Zo sjouwden we tot aan de Rijn. Aan de Sieg moesten we de rivier over. Dat was een levensgevaarlijk karwei door de aanwezigheid van vele mijnen. In de Sieg dreven dode paarden en andere zichtbare bewijzen van de oorlogshandelingen.
Na enkele dagen was ikzelf volkomen uitgeput en vroeg aan de anderen om me achter te laten. Bèr op de Laak droeg me echter tot aan een boerderij. Daar namen enkele verscholen Duitse soldaten snel de vlucht. Na een rustdag besloten we toch met z’n allen verder te gaan.
Bij de Rijn aangekomen werden we door Amerikanen opgevangen. Omdat een brug over die rivier ontbrak liepen daar duizenden repatrianten te hoop. Zalen en kloosters zaten vol. Wij sliepen op een zolder. Het wagentje waren we kwijt. Onze buit hadden we in een kussensloop gestopt die we tijdens de slaap onder ons hoofd hielden.
Een week hebben we bij de Rijn doorgebracht. Toen werden er ineens 500 Belgen, 500 Fransen en 500 Nederlanders (waaronder wij) in militaire colonne weggebracht naar Vaals. Op 30 april kwamen we daar de grens over, de vlaggen hingen uit vanwege Koninginnedag.
Mensen stopten ons boterhammen toe! De Nederlanders gingen daarna naar een opvangcentrum in Echt. Een vrachtwagen (van de O.D.? Ordedienst) bracht ons de volgende morgen via de Maasdorpen naar Horst. Tussen Tienray en Swolgen zagen we opeens Bèr op de Laak zijn vrouw langs komen, per fiets. Zij wilde juist in Swolgen aan een repatriant gaan vragen of hij iets over Bèr wist. Het weerzien tussen Bèr en zijn vrouw was hartverscheurend!! Zij werd met fiets en al op de vrachtwagen gehesen en reed mee naar Horst. Op de markt in Horst stapte iedereen van de vrachtwagen. O.a. kapelaan Berden was aanwezig om ons te begroeten. De inwoners van Griendtsveen moesten daarna nog te voet naar huis….
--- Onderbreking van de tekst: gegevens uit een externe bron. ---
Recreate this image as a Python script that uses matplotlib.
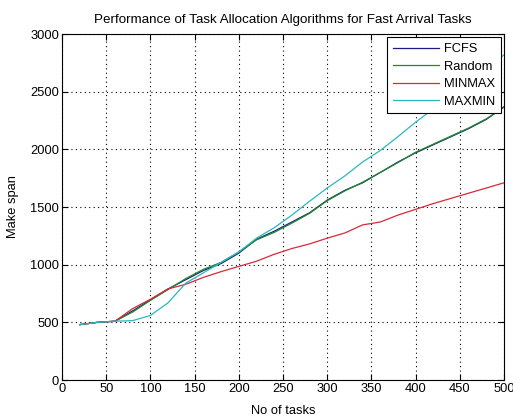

Ik rende onmiddellijk naar een meisje dat bij ons in de buurt woonde en vroeg haar hoe het met mijn familie ging. Ik kreeg haar fiets en met de buit op het stuur ‘vloog’ ik naar huis. Daar barstte ik in huilen uit, zoals ik ook bij mijn vertrek had gedaan. Bij dat vertrek uit Horst had mijn vader al gezegd: “Heb je ook een rozenkrans bij je? Wat er ook gebeurt, hou Onze Lieve Heer in ere!” Toen dacht ik echter ook al: “Zo sentimenteel moet je je nooit meer opstellen anders red je het niet. Geen emotie meer tonen! Heimwee krijgen is dodelijk!” Velen van ons hadden steun aan het geloof. Op de Laak bijvoorbeeld sliep onder mijn krib. ’s Nachts hoorde ik hem de rozenkrans bidden, (zoals vele anderen). Misschien hebben we daardoor extra geluk gehad. Ik herinner me bijvoorbeeld dat we eens munitie moesten verzamelen die her en der verspreid was na de ontploffing van een munitietrein. De granaten werden van hand tot hand doorgegeven tot bij Alme Jan die in de wagon stond. Ineens ontplofte er in de wagon iets. Grote rookwolken. Jan was niet meer te zien. “Moet dat nu nog gebeuren? Jan dood!”, verzuchtte Bèr op de Laak. Even later verscheen Jan echter weer, de kleren tot flarden.
Ook Bert Schoeber en Piet Hermans mochten van geluk spreken toen ze in het dorp probeerden boterhammen te krijgen voor gestolen kolen. Zij werden vastgezet maar uiteindelijk weer vrij gelaten.